Required task: Skip any picture you find and retype all the remaining lines exactly.

Dataset extract:
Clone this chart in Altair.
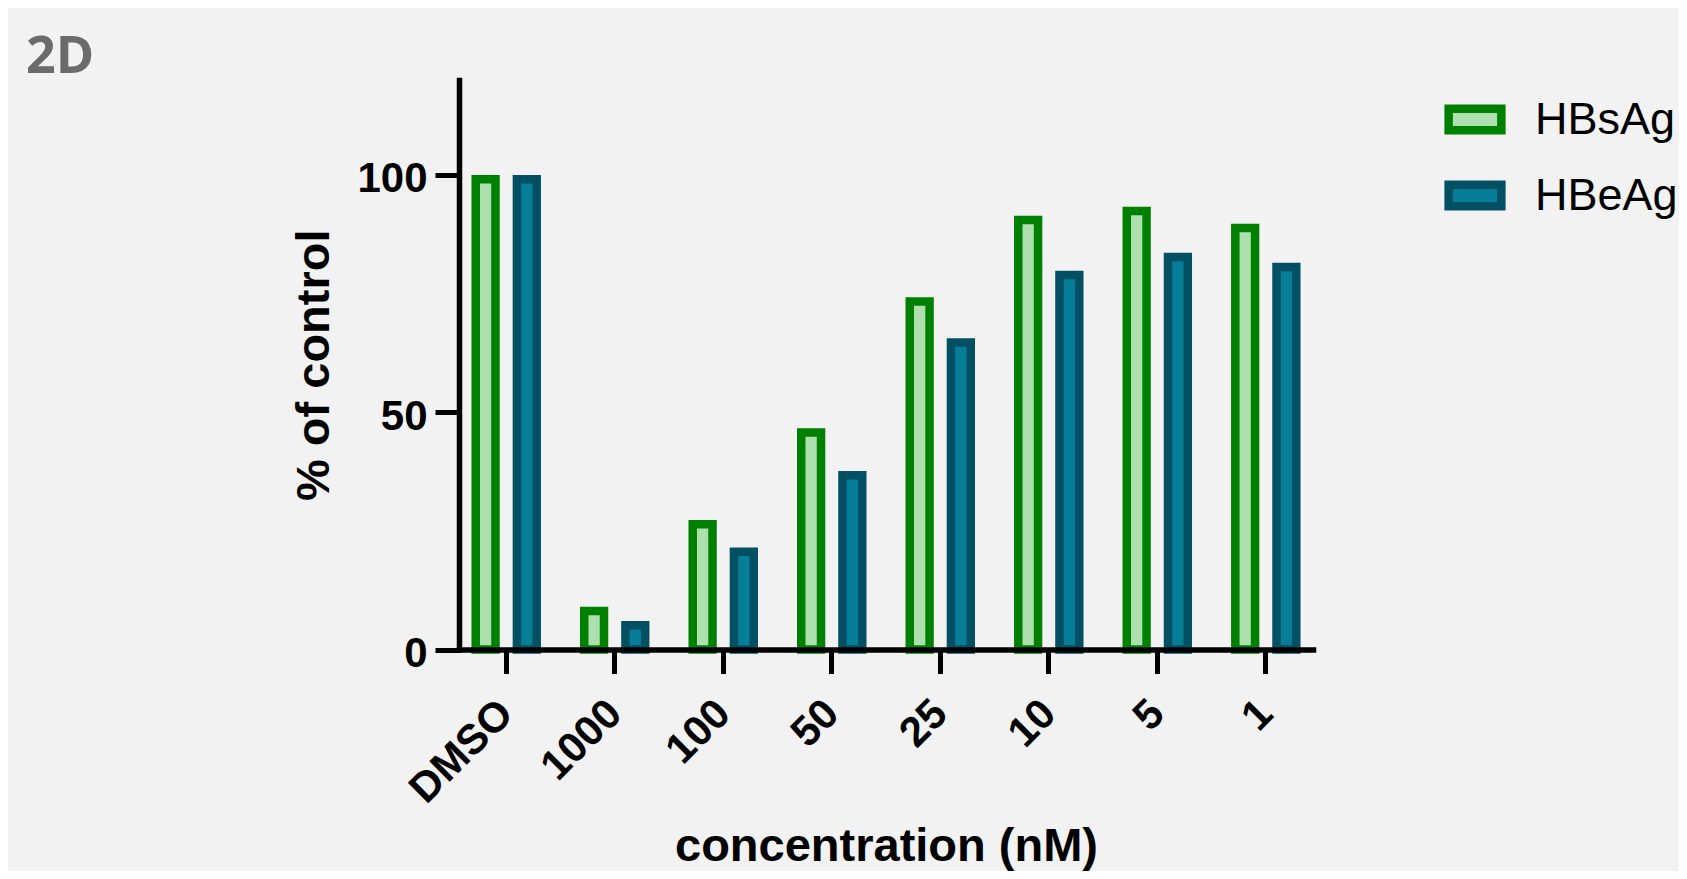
import altair as alt
import pandas as pd

# ---- data ----
concentrations = ["DMSO", "1000", "100", "50", "25", "10", "5", "1"]
hbsag_values = [100.0, 9.0, 27.3, 46.6, 74.2, 91.4, 93.3, 89.7]
hbeag_values = [100.0, 6.0, 21.5, 37.6, 65.6, 79.8, 83.6, 81.5]
series_names = ["HBsAg", "HBeAg"]
fill_colors = ["#AEDFAE", "#077E98"]
stroke_colors = ["#008000", "#034F64"]
y_ticks = [0, 50, 100]

rows = []
for c, s, e in zip(concentrations, hbsag_values, hbeag_values):
    rows.append({"conc": c, "series": series_names[0], "value": s})
    rows.append({"conc": c, "series": series_names[1], "value": e})
df = pd.DataFrame(rows)

SW = 8.5
W, H = 854, 569.5
FONT = "Liberation Sans"

legend = alt.Legend(
    title=None, orient="none", legendX=985, legendY=8.5, padding=0,
    symbolType="M-1,-0.41H1V0.41H-1Z", symbolSize=2777, symbolStrokeWidth=SW,
    symbolOpacity=1,
    labelFont=FONT, labelFontSize=45, labelColor="black", labelOffset=29,
    rowPadding=17,
)

x_axis = alt.Axis(
    title="concentration (nM)", titleFont=FONT, titleFontSize=47, titleFontWeight="bold",
    titleColor="black", titleX=W / 2, titleY=211, titleBaseline="alphabetic",
    titleAlign="center", titleAnchor="middle",
    labelAngle=-45, labelAlign="right", labelBaseline="middle",
    labelFont=FONT, labelFontSize=42, labelFontWeight="bold", labelColor="black",
    labelPadding=33, labelOverlap=False,
    tickSize=24, tickWidth=5, tickColor="black",
    domainWidth=5.5, domainColor="black", domainCap="square",
    grid=False, zindex=1,
)

y_axis = alt.Axis(
    values=y_ticks, title="% of control", titleFont=FONT, titleFontSize=47,
    titleFontWeight="bold", titleColor="black", titleX=-131, titleY=H / 2,
    titleAngle=-90, titleBaseline="alphabetic", titleAlign="center",
    labelFont=FONT, labelFontSize=42, labelFontWeight="bold", labelColor="black",
    labelPadding=8, labelOffset=4, labelBaseline="middle",
    tickSize=24, tickWidth=5, tickColor="black",
    domainWidth=5.5, domainColor="black", domainCap="square",
    grid=False, zindex=1,
)

bars = alt.Chart(df).mark_bar(
    strokeWidth=SW, yOffset=SW / 2, y2Offset=-SW / 2, opacity=1
).encode(
    x=alt.X("conc:N", sort=concentrations,
            scale=alt.Scale(paddingInner=0.438, paddingOuter=0.154), axis=x_axis),
    xOffset=alt.XOffset("series:N", sort=series_names,
                        scale=alt.Scale(paddingInner=0.52, paddingOuter=0)),
    y=alt.Y("value:Q", stack=None,
            scale=alt.Scale(domain=[0, 120], nice=False), axis=y_axis),
    fill=alt.Fill("series:N", sort=series_names,
                  scale=alt.Scale(domain=series_names, range=fill_colors), legend=legend),
    stroke=alt.Stroke("series:N", sort=series_names,
                      scale=alt.Scale(domain=series_names, range=stroke_colors), legend=legend),
)

chart = bars.properties(
    width=W, height=H,
    title=alt.Title("2D", anchor="start", frame="group", font="Open Sans", fontSize=52,
                    fontWeight="bold", color="#6B6B6B", baseline="alphabetic",
                    offset=0, dx=-433, dy=44.5),
    autosize=alt.AutoSizeParams(type="none"),
    padding={"left": 451, "top": 72, "right": 366, "bottom": 221.5},
    background="#F2F2F2",
).configure_view(stroke=None)

chart.save("out.html", embed_options={"renderer": "svg", "actions": False})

Correct result:
Clone this chart in Altair.
import altair as alt
import pandas as pd

# ---- data ----
concentrations = ["DMSO", "1000", "100", "50", "25", "10", "5", "1"]
hbsag_values = [100.0, 9.0, 27.3, 46.6, 74.2, 91.4, 93.3, 89.7]
hbeag_values = [100.0, 6.0, 21.5, 37.6, 65.6, 79.8, 83.6, 81.5]
series_names = ["HBsAg", "HBeAg"]
fill_colors = ["#AEDFAE", "#077E98"]
stroke_colors = ["#008000", "#034F64"]
y_ticks = [0, 50, 100]

rows = []
for c, s, e in zip(concentrations, hbsag_values, hbeag_values):
    rows.append({"conc": c, "series": series_names[0], "value": s})
    rows.append({"conc": c, "series": series_names[1], "value": e})
df = pd.DataFrame(rows)

SW = 8.5
W, H = 854, 569.5
FONT = "Liberation Sans"

legend = alt.Legend(
    title=None, orient="none", legendX=985, legendY=8.5, padding=0,
    symbolType="M-1,-0.41H1V0.41H-1Z", symbolSize=2777, symbolStrokeWidth=SW,
    symbolOpacity=1,
    labelFont=FONT, labelFontSize=45, labelColor="black", labelOffset=29,
    rowPadding=17,
)

x_axis = alt.Axis(
    title="concentration (nM)", titleFont=FONT, titleFontSize=47, titleFontWeight="bold",
    titleColor="black", titleX=W / 2, titleY=211, titleBaseline="alphabetic",
    titleAlign="center", titleAnchor="middle",
    labelAngle=-45, labelAlign="right", labelBaseline="middle",
    labelFont=FONT, labelFontSize=42, labelFontWeight="bold", labelColor="black",
    labelPadding=33, labelOverlap=False,
    tickSize=24, tickWidth=5, tickColor="black",
    domainWidth=5.5, domainColor="black", domainCap="square",
    grid=False, zindex=1,
)

y_axis = alt.Axis(
    values=y_ticks, title="% of control", titleFont=FONT, titleFontSize=47,
    titleFontWeight="bold", titleColor="black", titleX=-131, titleY=H / 2,
    titleAngle=-90, titleBaseline="alphabetic", titleAlign="center",
    labelFont=FONT, labelFontSize=42, labelFontWeight="bold", labelColor="black",
    labelPadding=8, labelOffset=4, labelBaseline="middle",
    tickSize=24, tickWidth=5, tickColor="black",
    domainWidth=5.5, domainColor="black", domainCap="square",
    grid=False, zindex=1,
)

bars = alt.Chart(df).mark_bar(
    strokeWidth=SW, yOffset=SW / 2, y2Offset=-SW / 2, opacity=1
).encode(
    x=alt.X("conc:N", sort=concentrations,
            scale=alt.Scale(paddingInner=0.438, paddingOuter=0.154), axis=x_axis),
    xOffset=alt.XOffset("series:N", sort=series_names,
                        scale=alt.Scale(paddingInner=0.52, paddingOuter=0)),
    y=alt.Y("value:Q", stack=None,
            scale=alt.Scale(domain=[0, 120], nice=False), axis=y_axis),
    fill=alt.Fill("series:N", sort=series_names,
                  scale=alt.Scale(domain=series_names, range=fill_colors), legend=legend),
    stroke=alt.Stroke("series:N", sort=series_names,
                      scale=alt.Scale(domain=series_names, range=stroke_colors), legend=legend),
)

chart = bars.properties(
    width=W, height=H,
    title=alt.Title("2D", anchor="start", frame="group", font="Open Sans", fontSize=52,
                    fontWeight="bold", color="#6B6B6B", baseline="alphabetic",
                    offset=0, dx=-433, dy=44.5),
    autosize=alt.AutoSizeParams(type="none"),
    padding={"left": 451, "top": 72, "right": 366, "bottom": 221.5},
    background="#F2F2F2",
).configure_view(stroke=None)

chart.save("out.html", embed_options={"renderer": "svg", "actions": False})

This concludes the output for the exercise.